[Begin Data extract]

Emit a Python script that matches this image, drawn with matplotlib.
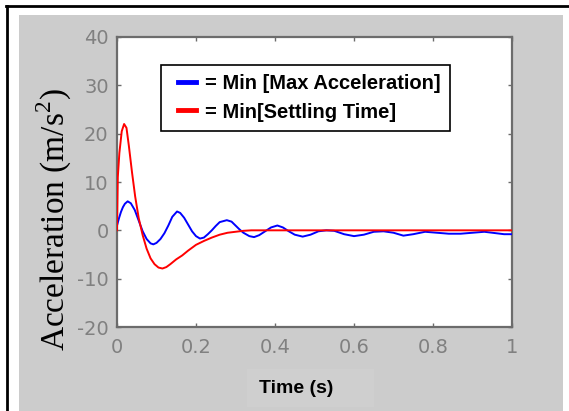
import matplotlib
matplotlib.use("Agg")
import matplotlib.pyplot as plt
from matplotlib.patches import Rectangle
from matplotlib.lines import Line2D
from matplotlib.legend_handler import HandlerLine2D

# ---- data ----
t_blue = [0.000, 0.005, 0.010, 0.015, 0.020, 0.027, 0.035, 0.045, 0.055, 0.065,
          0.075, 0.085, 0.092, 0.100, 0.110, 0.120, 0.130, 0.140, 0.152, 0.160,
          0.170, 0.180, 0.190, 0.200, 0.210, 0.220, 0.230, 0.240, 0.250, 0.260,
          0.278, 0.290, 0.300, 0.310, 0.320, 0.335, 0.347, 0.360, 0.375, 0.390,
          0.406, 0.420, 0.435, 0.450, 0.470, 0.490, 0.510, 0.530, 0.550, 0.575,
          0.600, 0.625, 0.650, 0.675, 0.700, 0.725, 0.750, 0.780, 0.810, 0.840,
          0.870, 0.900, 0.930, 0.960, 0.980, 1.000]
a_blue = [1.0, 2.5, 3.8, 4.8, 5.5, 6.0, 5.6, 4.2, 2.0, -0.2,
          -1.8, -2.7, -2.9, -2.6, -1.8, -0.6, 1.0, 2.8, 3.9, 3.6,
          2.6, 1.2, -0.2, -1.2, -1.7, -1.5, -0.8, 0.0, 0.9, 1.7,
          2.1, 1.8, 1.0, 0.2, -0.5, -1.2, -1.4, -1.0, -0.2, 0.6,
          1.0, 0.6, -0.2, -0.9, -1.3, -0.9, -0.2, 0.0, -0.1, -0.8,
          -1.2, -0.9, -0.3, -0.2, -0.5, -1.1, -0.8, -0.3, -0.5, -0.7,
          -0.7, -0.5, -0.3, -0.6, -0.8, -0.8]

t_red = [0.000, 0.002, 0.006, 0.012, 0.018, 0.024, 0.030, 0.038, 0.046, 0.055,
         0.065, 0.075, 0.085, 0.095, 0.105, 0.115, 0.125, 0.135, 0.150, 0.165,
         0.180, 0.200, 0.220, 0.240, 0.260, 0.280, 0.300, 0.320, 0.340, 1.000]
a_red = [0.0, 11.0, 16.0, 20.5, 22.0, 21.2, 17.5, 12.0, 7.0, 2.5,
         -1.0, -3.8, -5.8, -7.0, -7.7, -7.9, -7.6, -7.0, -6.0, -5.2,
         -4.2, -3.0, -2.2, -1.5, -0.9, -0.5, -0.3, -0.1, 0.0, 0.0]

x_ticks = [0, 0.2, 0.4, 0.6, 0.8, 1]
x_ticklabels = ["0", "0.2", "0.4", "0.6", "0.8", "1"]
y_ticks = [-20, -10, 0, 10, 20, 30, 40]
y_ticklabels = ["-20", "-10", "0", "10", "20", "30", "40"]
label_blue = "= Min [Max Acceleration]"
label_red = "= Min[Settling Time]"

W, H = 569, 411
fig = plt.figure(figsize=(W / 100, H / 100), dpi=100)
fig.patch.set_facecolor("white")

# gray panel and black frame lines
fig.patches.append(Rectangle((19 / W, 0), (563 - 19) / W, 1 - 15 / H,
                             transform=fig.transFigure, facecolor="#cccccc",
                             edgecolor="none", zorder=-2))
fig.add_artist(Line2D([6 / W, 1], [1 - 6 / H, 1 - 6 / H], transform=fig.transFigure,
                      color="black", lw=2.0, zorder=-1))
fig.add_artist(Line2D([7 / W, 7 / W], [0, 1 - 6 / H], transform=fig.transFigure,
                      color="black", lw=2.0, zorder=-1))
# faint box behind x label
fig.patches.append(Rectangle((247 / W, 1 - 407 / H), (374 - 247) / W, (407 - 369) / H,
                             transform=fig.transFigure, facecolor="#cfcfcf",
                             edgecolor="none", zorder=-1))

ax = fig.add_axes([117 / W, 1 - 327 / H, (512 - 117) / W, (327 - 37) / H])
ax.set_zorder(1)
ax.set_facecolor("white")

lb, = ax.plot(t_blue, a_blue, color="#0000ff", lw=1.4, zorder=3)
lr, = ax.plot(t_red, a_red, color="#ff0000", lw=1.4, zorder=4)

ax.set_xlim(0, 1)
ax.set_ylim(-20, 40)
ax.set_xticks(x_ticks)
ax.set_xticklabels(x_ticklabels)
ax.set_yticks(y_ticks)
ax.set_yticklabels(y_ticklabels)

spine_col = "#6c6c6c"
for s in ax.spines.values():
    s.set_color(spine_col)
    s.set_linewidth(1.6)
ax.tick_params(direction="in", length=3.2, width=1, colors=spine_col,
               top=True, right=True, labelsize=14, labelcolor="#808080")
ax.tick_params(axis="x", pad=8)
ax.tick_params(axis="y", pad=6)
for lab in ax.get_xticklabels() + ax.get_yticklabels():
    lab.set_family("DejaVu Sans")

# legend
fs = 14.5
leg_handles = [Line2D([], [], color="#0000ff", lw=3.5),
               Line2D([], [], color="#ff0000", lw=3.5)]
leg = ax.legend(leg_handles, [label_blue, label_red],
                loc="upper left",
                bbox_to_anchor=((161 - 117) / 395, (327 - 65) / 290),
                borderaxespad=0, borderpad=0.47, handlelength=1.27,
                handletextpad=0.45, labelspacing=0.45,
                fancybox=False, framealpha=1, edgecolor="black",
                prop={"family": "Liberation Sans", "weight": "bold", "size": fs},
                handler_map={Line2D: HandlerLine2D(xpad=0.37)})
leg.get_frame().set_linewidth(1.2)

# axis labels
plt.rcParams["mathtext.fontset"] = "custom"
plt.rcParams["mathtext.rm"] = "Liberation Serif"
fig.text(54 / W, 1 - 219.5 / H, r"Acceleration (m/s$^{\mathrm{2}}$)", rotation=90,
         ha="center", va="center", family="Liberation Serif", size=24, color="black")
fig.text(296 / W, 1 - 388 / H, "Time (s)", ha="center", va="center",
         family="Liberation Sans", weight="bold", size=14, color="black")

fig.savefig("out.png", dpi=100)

[End Data extract]
[Begin Data extract]

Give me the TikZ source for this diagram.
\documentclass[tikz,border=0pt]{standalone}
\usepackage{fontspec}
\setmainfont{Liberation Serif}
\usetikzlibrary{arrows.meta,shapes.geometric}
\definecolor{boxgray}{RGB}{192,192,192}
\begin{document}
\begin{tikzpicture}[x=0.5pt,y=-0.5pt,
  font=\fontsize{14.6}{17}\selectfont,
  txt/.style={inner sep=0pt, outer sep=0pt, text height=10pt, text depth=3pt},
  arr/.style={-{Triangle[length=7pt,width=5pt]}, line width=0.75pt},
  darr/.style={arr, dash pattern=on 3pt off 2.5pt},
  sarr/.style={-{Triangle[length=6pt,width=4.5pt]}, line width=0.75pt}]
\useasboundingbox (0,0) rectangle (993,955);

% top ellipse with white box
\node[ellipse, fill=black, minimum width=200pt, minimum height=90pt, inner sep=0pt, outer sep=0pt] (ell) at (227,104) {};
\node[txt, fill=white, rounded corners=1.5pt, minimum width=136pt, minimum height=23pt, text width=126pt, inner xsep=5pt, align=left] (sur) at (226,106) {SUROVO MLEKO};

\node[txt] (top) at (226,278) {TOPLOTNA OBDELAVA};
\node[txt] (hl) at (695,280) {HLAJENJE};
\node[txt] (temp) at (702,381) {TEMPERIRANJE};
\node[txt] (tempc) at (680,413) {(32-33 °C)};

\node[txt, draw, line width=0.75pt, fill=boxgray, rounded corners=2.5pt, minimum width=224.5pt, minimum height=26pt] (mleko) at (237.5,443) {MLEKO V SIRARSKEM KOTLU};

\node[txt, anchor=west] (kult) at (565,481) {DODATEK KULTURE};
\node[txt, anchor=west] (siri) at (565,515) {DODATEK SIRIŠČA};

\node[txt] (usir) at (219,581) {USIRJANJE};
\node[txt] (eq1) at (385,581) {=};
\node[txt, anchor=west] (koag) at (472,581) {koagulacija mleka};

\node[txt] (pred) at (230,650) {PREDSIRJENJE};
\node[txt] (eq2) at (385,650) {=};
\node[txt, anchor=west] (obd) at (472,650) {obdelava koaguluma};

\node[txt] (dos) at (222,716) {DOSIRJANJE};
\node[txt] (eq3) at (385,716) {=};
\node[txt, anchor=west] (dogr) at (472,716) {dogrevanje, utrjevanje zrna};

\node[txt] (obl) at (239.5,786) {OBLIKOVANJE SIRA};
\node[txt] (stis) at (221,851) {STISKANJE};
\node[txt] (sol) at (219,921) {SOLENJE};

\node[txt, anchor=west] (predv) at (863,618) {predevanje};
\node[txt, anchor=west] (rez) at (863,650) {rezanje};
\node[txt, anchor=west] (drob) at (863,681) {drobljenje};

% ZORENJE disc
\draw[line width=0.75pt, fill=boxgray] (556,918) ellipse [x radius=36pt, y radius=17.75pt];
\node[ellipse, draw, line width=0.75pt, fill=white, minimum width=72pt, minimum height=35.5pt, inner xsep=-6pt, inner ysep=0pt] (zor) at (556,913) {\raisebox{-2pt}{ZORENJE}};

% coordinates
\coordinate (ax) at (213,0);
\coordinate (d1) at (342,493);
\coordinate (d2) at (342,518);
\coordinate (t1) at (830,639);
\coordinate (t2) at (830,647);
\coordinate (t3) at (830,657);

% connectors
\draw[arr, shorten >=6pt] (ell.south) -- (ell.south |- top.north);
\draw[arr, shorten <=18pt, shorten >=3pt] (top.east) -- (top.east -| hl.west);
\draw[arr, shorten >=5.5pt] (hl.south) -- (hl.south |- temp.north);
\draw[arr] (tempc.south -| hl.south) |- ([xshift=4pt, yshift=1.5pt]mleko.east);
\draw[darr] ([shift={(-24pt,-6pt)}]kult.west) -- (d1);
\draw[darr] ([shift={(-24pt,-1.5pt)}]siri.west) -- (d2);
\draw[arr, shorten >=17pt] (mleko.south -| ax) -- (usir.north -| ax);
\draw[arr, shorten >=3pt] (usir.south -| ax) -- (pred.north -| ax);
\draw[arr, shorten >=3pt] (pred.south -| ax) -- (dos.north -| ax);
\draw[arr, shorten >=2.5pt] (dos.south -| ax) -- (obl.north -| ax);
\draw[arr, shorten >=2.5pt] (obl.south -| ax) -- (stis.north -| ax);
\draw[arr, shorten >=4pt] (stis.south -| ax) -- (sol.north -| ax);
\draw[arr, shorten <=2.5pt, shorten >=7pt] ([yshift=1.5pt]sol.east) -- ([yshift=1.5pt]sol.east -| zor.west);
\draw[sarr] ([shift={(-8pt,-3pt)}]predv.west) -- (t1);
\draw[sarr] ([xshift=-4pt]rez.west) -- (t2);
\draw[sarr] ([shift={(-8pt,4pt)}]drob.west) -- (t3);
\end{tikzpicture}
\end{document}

[End Data extract]
[Begin Data extract]

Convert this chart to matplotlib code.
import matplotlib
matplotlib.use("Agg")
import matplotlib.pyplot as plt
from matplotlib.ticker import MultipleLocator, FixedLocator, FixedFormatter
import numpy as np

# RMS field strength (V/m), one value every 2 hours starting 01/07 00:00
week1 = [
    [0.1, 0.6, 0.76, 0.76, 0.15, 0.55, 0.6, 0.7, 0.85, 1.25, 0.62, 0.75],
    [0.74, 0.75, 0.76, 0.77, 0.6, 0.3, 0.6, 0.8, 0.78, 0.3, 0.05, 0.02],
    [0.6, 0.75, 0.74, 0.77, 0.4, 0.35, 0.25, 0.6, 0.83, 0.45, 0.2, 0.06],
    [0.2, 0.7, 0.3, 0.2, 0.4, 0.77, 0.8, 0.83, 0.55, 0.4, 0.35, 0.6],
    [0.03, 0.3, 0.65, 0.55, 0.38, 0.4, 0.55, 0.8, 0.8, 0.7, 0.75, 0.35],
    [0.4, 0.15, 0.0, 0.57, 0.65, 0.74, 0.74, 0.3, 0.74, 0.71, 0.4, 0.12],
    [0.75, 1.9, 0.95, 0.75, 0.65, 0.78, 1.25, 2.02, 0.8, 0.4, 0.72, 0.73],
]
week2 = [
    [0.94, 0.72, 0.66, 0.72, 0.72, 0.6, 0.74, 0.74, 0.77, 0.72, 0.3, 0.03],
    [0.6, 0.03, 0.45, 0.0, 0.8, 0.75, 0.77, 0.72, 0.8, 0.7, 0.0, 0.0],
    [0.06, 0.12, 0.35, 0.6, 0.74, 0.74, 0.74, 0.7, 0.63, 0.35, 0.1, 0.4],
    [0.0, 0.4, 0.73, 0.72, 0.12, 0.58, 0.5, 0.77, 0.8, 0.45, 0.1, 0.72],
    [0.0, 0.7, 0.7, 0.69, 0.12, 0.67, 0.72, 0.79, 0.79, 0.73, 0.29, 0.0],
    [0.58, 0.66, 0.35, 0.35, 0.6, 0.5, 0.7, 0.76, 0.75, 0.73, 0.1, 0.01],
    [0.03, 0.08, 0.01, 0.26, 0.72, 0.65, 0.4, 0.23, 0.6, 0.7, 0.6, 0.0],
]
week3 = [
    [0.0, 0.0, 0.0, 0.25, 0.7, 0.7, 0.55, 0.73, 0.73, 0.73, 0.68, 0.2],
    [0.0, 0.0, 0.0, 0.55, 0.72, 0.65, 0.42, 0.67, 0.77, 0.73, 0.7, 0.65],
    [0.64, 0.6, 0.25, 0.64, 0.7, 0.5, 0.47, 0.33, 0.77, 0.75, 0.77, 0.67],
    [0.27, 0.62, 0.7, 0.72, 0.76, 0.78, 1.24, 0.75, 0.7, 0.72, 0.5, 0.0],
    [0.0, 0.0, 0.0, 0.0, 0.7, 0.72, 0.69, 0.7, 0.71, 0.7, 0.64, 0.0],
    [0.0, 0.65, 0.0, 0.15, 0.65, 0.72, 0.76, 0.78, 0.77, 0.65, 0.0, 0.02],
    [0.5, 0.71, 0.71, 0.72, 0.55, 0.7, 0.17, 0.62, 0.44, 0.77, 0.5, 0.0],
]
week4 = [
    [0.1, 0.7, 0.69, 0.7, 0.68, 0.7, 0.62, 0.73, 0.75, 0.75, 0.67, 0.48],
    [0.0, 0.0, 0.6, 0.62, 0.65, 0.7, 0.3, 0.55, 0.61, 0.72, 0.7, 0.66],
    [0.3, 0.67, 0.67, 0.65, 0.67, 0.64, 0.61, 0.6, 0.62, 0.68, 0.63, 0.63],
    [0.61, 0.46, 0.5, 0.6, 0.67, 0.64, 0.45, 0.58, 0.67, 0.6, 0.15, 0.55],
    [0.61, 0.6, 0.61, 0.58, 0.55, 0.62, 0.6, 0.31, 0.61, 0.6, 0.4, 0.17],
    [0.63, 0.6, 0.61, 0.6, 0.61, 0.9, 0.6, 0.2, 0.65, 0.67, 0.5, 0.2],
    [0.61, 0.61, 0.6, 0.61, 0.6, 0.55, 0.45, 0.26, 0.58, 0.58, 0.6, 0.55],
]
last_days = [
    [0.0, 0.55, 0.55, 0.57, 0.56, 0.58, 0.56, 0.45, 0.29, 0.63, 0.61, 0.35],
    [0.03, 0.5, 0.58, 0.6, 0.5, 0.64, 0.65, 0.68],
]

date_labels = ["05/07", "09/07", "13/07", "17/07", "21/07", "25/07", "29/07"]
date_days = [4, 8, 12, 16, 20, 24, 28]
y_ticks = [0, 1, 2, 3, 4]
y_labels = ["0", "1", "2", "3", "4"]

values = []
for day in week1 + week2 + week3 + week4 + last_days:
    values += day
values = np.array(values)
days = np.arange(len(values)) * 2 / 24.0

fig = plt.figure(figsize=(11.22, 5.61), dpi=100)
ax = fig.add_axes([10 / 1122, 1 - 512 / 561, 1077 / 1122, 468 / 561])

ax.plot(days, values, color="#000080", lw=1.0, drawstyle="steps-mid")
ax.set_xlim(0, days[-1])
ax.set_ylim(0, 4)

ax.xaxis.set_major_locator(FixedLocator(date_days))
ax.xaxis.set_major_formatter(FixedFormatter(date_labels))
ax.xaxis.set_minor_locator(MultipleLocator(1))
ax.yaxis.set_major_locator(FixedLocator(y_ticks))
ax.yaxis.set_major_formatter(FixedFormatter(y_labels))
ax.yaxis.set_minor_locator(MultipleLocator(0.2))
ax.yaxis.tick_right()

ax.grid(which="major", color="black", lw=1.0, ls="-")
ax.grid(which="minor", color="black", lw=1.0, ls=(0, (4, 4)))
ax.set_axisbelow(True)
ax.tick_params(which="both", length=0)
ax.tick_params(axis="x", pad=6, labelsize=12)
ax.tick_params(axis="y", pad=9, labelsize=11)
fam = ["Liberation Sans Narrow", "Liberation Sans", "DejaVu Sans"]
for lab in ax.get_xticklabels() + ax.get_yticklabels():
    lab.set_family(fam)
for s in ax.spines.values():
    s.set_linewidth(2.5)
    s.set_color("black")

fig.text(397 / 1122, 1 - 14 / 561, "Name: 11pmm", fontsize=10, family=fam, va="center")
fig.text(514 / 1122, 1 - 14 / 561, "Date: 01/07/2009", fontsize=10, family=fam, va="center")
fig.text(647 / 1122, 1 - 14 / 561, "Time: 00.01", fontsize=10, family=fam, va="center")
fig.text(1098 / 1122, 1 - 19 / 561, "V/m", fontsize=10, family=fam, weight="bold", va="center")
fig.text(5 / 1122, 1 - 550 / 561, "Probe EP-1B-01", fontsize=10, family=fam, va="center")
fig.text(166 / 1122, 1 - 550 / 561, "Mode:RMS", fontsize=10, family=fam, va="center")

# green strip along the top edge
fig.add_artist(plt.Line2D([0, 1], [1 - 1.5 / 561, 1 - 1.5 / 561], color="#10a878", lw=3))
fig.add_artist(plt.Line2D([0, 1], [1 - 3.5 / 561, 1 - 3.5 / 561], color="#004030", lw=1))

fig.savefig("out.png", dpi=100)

[End Data extract]

- [Brief]: Transcribe, exactly and without additions, the lines of the records above, beginning with the line that contains "Convert this chart to matplotlib code." and ending with the line that contains "import numpy as np", both included.

- [Result of the exercise]:
Convert this chart to matplotlib code.
import matplotlib
matplotlib.use("Agg")
import matplotlib.pyplot as plt
from matplotlib.ticker import MultipleLocator, FixedLocator, FixedFormatter
import numpy as np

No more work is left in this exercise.